Cliff Bleszinski believes "something's got to change" in the way games are sold.
While many applauded Sony and the PlayStation 4 for its affirmation of support for used games and established consumer practices, not everyone praised the move. Cliff "CliffyB" Bleszinski, the creator of Gears of War, came out strongly against Sony and the PS4, warning gamers that they were being "played" and affirming his belief that the changes the Xbox One would bring to used games might be a necessity for AAA titles to survive.
Now, with Microsoft reversing its used games and always online polices for the Xbox One, Bleszinski has again expressed his opinion on matters in a (long) post on his blog. While offering few kind words for the "internet pitchfork mob who can only see 6 inches in front of their face," he isn't without criticism for Microsoft. "Microsoft tried to and ultimately couldn't have it both ways," said Bleszinski. "You can't still have discs and then expect everyone to embrace digital. And, fundamentally, if you take something away that a consumer has been used to without some seriously smooth handling they're naturally going to get upset." He also "admits" that the Xbox One's once a day online check-ins were a bad idea. "Customers can smell from a mile away when you're treating them like children, peeking your head into their bedroom on a regular basis in an attempt to catch them doing something."
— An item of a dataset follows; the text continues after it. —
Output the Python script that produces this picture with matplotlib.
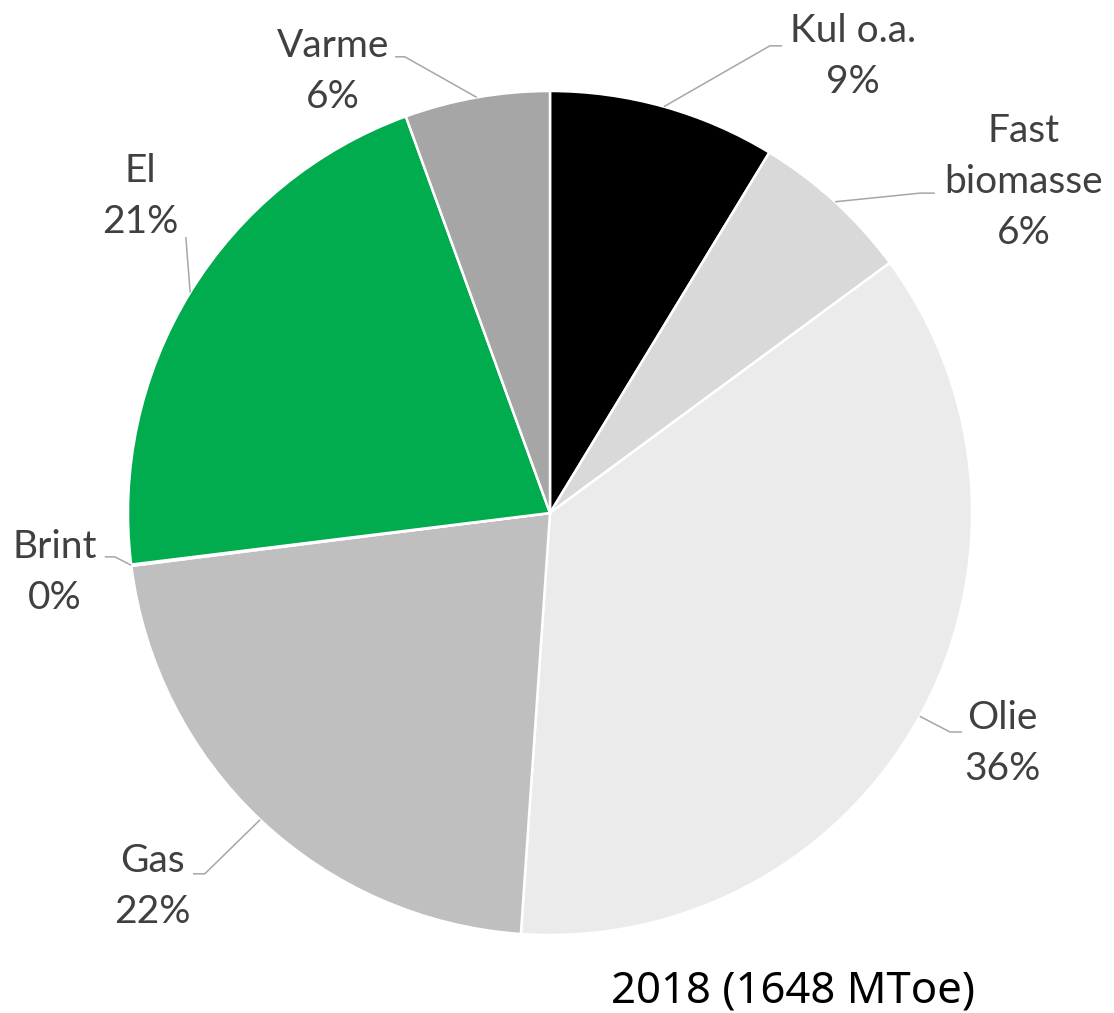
import matplotlib.pyplot as plt
import numpy as np

# energy mix 2018, shares in percent (clockwise from 12 o'clock)
labels = ['Kul o.a.', 'Fast\nbiomasse', 'Olie', 'Gas', 'Brint', 'El', 'Varme']
values = [8.7, 6.2, 36.2, 21.9, 0.05, 21.4, 5.55]
colors = ['#000000', '#d9d9d9', '#ebebeb', '#bfbfbf', '#7f7f7f', '#00ac4e', '#a6a6a6']
title = '2018 (1648 MToe)'

# label centres, leader elbow and tail end (pie radius = 1)
label_pos = [(0.718, 1.081), (1.123, 0.784), (1.073, -0.547), (-0.943, -0.884),
             (-1.173, -0.140), (-0.972, 0.749), (-0.514, 1.047)]
elbows = [(0.521, 1.107), (0.877, 0.758), (0.948, -0.519), (-0.818, -0.855),
          (-1.031, -0.104), (-0.863, 0.654), (-0.344, 1.081)]
tails = [(0.550, 1.107), (0.912, 0.758), (0.976, -0.519), (-0.846, -0.855),
         (-1.055, -0.104), (-0.863, 0.654), (-0.367, 1.081)]

fig = plt.figure(figsize=(11.14, 10.13), dpi=100)
ax = fig.add_axes([0, 0, 1, 1])

wedges, _ = ax.pie(values, colors=colors, startangle=90, counterclock=False,
                   wedgeprops=dict(edgecolor='white', linewidth=1.8))

total = sum(values)
for w, lab, v, lp, el, tl in zip(wedges, labels, values, label_pos, elbows, tails):
    mid = np.deg2rad((w.theta1 + w.theta2) / 2)
    x0, y0 = np.cos(mid), np.sin(mid)
    ax.plot([x0, el[0], tl[0]], [y0, el[1], tl[1]], color='#a6a6a6', lw=1.1,
            solid_capstyle='butt')
    ax.text(lp[0], lp[1], f'{lab}\n{v / total * 100:.0f}%', ha='center', va='center',
            fontsize=28, family='Lato', color='#404040', linespacing=1.52)

ax.text(0.576, -1.135, title, ha='center', va='center', fontsize=31.5,
        family='Noto Sans', color='black')

ax.set_aspect('auto')
ax.set_xlim(-550 / 422, (1114 - 550) / 422)
ax.set_ylim(-(1013 - 513) / 422, 513 / 422)
ax.axis('off')

fig.savefig('out.png', dpi=100, facecolor='white')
Despite this, Bleszinski still believes that current practices in the used game market are a problem. "When I see studio after studio closing and the aforementioned alluded titles failing I know something's got to change." The changes Bleszinski sees happening lie largely in the realm of digital sales. "So here's what's going to happen now that Microsoft has largely matched Sony's (well played) move at E3," said Bleszinski. "The shift to digital is still going to happen (FOR BOTH) but it's going to be slow and subtle. Suddenly more DLC will be made available. More microstransactions will appear. And Day One Digital will (hopefully) be cheaper and will have so many added bells and whistles that consumers (with reliable enough bandwidth) will have a hard time refusing the tasty downloadable edition over the disc based one." Considering the increasing prominence of digital game sales, this is a case where Bleszinski may be right.